GONGWER (no link available) reports that 1) Ken Blackwell has approved on Ken Blackwell's Citizen's for Tax Reform's TABOR amendment for the 2006 ballot. In addition, J. Ken is taking up the cause of a group seeking to reform school funding.

"Blackwell and a national group called First Class Education announced plans for either a citizen-initiated statute or ballot issue for 2006 that wouldrequire that two-thirds of every dollar a school district spends be used for"in-the-classroom" instructional costs."
You can also read First Class Education's
press release about J.Ken's endorsement.

First Class Education, judging by the website, is not entirely evil. Apparently a side project of the Overstock.com founder, the group seems genuinely dedicated to getting money to kids, forcing schools to cut overhead, encouraging fiscal accountability, what have you.

There are five basic components to the First Class Education proposal:

1. The goal is for each school district in a state to spend at least 65% of its operating budget on classroom instruction as defined by the National Center for Educational Statistics.

2. If a school district is currently spending less than 65% on classroom instruction, it would need to increase that amount by 2% or more per year until the 65% goal is reached.

3. If a school district felt special circumstances prevented it from reaching either the 2% annual increase or the 65% goal, it could ask the State Superintendent of Public Instruction (or the state's highest-ranking elected education official) for a renewable one-year waiver.
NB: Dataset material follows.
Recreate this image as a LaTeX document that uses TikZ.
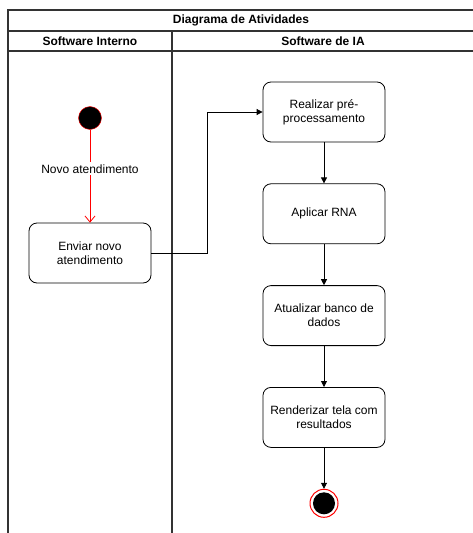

4. The State Superintendent would have the sole authority to grant-in-full, grant-in-part or reject the school district's one-year waiver request.

5. The State Legislatures will be specifically left the task to set penalties to encourage compliance to the measure.

While the proposal itself is school-positive, it could, like NCLB and the Blue Ribbon Task Force before it, be used as a club to beat traditional schools down further. Given J. Ken's anti-public school bent, I want to see the fine print in any legislation.

Of particular concern; will the provision apply to charter schools? If so, how will it be enforced?